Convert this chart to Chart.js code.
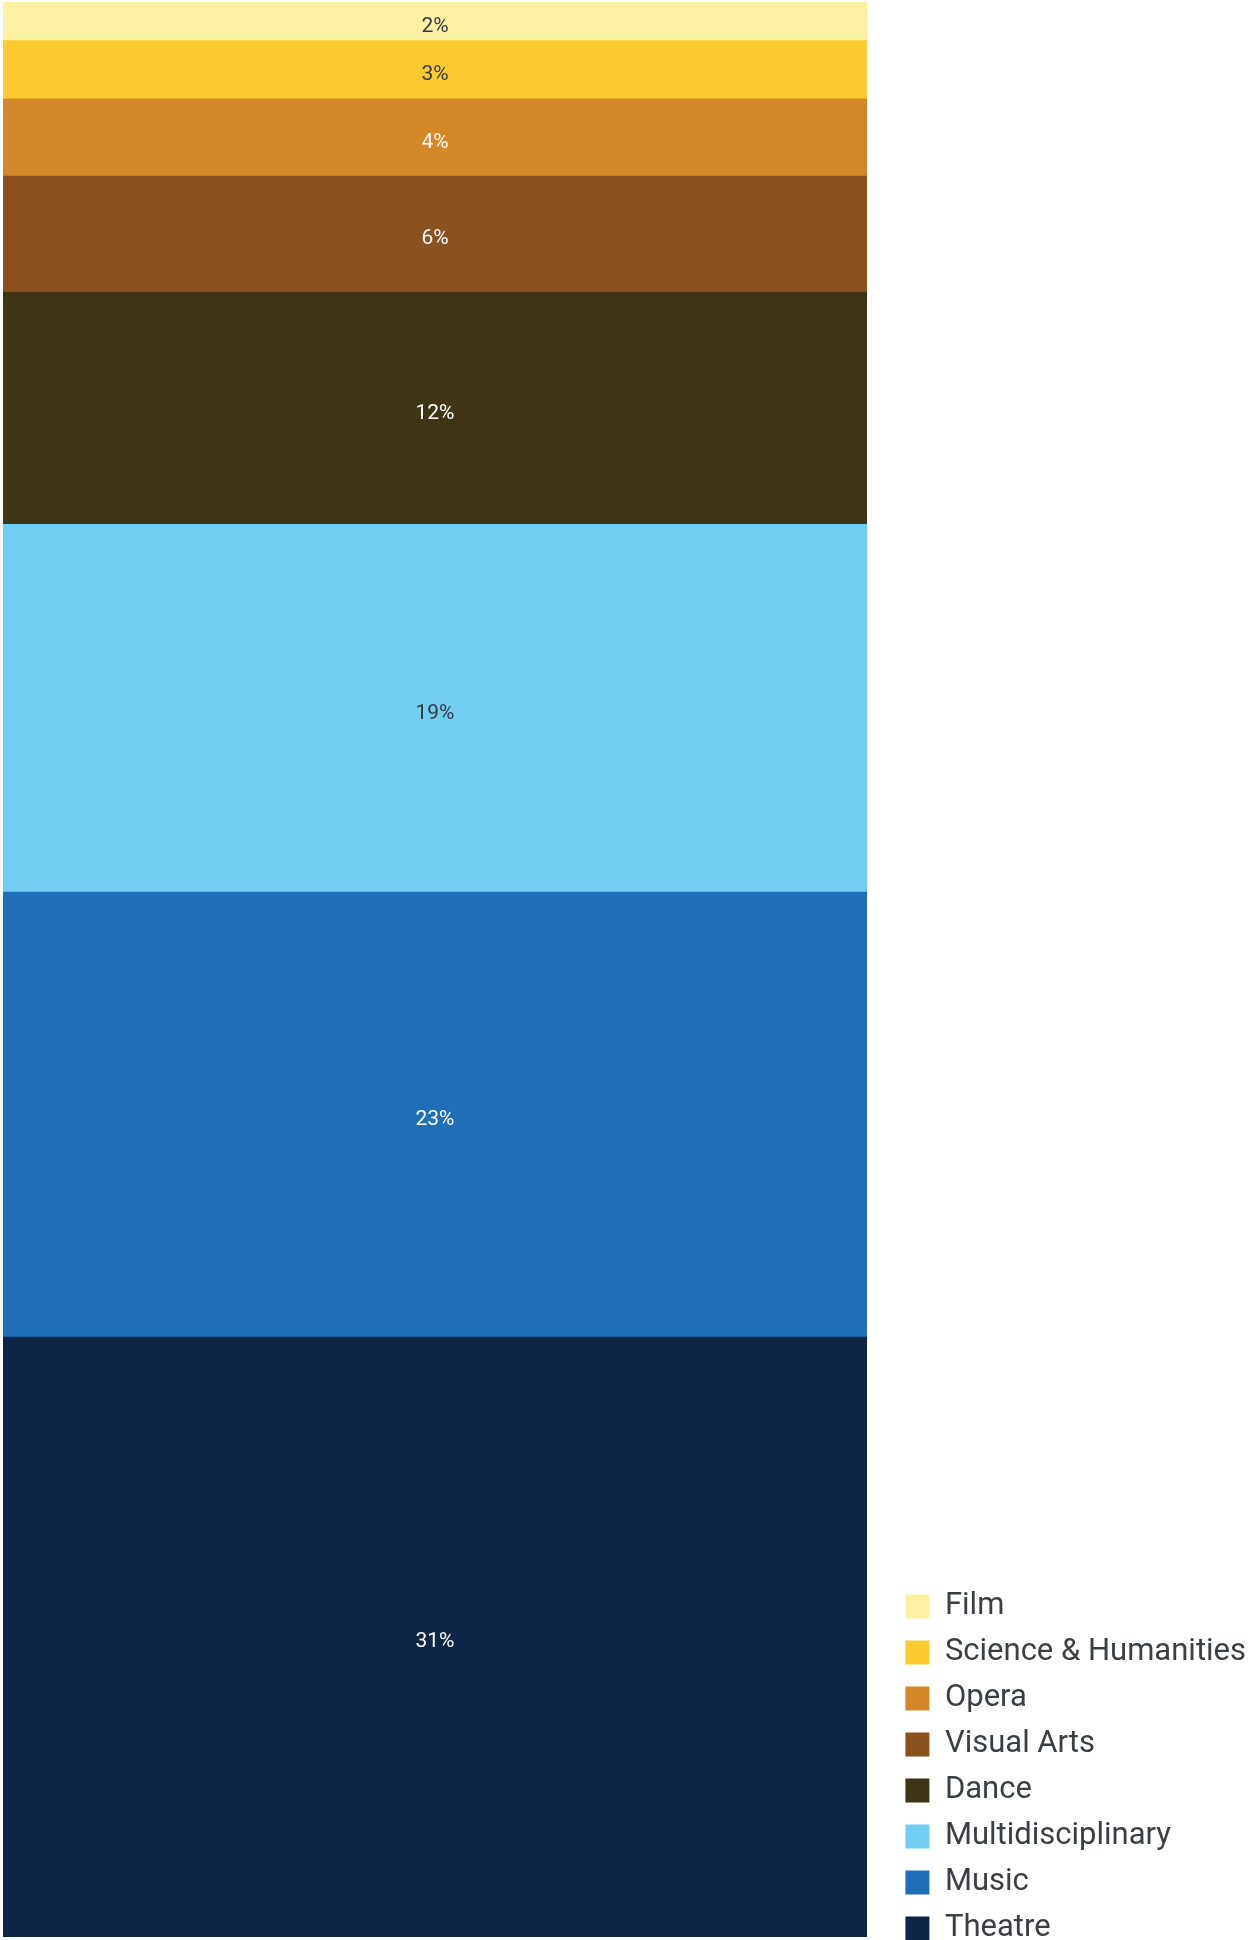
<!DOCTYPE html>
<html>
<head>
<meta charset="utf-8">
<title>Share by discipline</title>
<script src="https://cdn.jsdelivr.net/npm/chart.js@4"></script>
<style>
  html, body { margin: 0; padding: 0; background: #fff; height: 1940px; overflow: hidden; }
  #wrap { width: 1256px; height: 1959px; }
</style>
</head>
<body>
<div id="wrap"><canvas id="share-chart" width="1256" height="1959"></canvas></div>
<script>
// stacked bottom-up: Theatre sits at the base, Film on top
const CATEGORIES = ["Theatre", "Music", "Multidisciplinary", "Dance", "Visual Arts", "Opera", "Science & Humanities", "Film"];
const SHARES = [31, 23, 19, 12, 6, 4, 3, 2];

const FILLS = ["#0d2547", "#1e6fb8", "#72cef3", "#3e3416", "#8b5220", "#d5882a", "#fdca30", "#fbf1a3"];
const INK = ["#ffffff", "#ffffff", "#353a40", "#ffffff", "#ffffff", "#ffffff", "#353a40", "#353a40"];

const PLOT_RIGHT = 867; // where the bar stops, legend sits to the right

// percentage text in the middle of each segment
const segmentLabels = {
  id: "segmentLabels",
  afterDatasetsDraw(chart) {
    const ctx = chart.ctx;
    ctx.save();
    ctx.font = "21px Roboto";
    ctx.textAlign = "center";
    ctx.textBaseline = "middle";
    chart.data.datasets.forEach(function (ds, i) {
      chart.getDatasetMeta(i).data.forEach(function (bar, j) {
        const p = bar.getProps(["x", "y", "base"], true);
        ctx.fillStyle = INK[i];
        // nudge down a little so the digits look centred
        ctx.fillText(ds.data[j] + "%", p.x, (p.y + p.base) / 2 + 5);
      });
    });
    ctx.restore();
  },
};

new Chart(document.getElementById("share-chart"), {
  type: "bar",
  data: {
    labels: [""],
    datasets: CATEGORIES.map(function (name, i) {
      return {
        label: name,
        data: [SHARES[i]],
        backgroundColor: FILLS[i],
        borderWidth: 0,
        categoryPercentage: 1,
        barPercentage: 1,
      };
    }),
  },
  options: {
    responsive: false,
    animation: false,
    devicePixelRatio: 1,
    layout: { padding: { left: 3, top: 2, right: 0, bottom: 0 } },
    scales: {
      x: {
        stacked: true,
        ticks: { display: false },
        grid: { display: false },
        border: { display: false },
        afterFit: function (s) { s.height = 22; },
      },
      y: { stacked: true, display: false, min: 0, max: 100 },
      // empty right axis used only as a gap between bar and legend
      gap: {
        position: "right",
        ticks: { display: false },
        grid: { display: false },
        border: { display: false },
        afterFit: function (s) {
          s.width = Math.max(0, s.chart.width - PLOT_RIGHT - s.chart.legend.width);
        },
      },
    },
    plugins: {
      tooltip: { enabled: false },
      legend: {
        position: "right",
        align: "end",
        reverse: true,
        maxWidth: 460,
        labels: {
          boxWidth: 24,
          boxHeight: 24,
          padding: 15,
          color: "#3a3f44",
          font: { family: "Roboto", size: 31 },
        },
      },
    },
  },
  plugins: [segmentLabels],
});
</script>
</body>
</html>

-*-*-

_WORK TO BE COMPLETED:_ Leaving the pictures aside, transcribe the entire listing exactly.

_FULL OUTPUT:_
Convert this chart to Chart.js code.
<!DOCTYPE html>
<html>
<head>
<meta charset="utf-8">
<title>Share by discipline</title>
<script src="https://cdn.jsdelivr.net/npm/chart.js@4"></script>
<style>
  html, body { margin: 0; padding: 0; background: #fff; height: 1940px; overflow: hidden; }
  #wrap { width: 1256px; height: 1959px; }
</style>
</head>
<body>
<div id="wrap"><canvas id="share-chart" width="1256" height="1959"></canvas></div>
<script>
// stacked bottom-up: Theatre sits at the base, Film on top
const CATEGORIES = ["Theatre", "Music", "Multidisciplinary", "Dance", "Visual Arts", "Opera", "Science & Humanities", "Film"];
const SHARES = [31, 23, 19, 12, 6, 4, 3, 2];

const FILLS = ["#0d2547", "#1e6fb8", "#72cef3", "#3e3416", "#8b5220", "#d5882a", "#fdca30", "#fbf1a3"];
const INK = ["#ffffff", "#ffffff", "#353a40", "#ffffff", "#ffffff", "#ffffff", "#353a40", "#353a40"];

const PLOT_RIGHT = 867; // where the bar stops, legend sits to the right

// percentage text in the middle of each segment
const segmentLabels = {
  id: "segmentLabels",
  afterDatasetsDraw(chart) {
    const ctx = chart.ctx;
    ctx.save();
    ctx.font = "21px Roboto";
    ctx.textAlign = "center";
    ctx.textBaseline = "middle";
    chart.data.datasets.forEach(function (ds, i) {
      chart.getDatasetMeta(i).data.forEach(function (bar, j) {
        const p = bar.getProps(["x", "y", "base"], true);
        ctx.fillStyle = INK[i];
        // nudge down a little so the digits look centred
        ctx.fillText(ds.data[j] + "%", p.x, (p.y + p.base) / 2 + 5);
      });
    });
    ctx.restore();
  },
};

new Chart(document.getElementById("share-chart"), {
  type: "bar",
  data: {
    labels: [""],
    datasets: CATEGORIES.map(function (name, i) {
      return {
        label: name,
        data: [SHARES[i]],
        backgroundColor: FILLS[i],
        borderWidth: 0,
        categoryPercentage: 1,
        barPercentage: 1,
      };
    }),
  },
  options: {
    responsive: false,
    animation: false,
    devicePixelRatio: 1,
    layout: { padding: { left: 3, top: 2, right: 0, bottom: 0 } },
    scales: {
      x: {
        stacked: true,
        ticks: { display: false },
        grid: { display: false },
        border: { display: false },
        afterFit: function (s) { s.height = 22; },
      },
      y: { stacked: true, display: false, min: 0, max: 100 },
      // empty right axis used only as a gap between bar and legend
      gap: {
        position: "right",
        ticks: { display: false },
        grid: { display: false },
        border: { display: false },
        afterFit: function (s) {
          s.width = Math.max(0, s.chart.width - PLOT_RIGHT - s.chart.legend.width);
        },
      },
    },
    plugins: {
      tooltip: { enabled: false },
      legend: {
        position: "right",
        align: "end",
        reverse: true,
        maxWidth: 460,
        labels: {
          boxWidth: 24,
          boxHeight: 24,
          padding: 15,
          color: "#3a3f44",
          font: { family: "Roboto", size: 31 },
        },
      },
    },
  },
  plugins: [segmentLabels],
});
</script>
</body>
</html>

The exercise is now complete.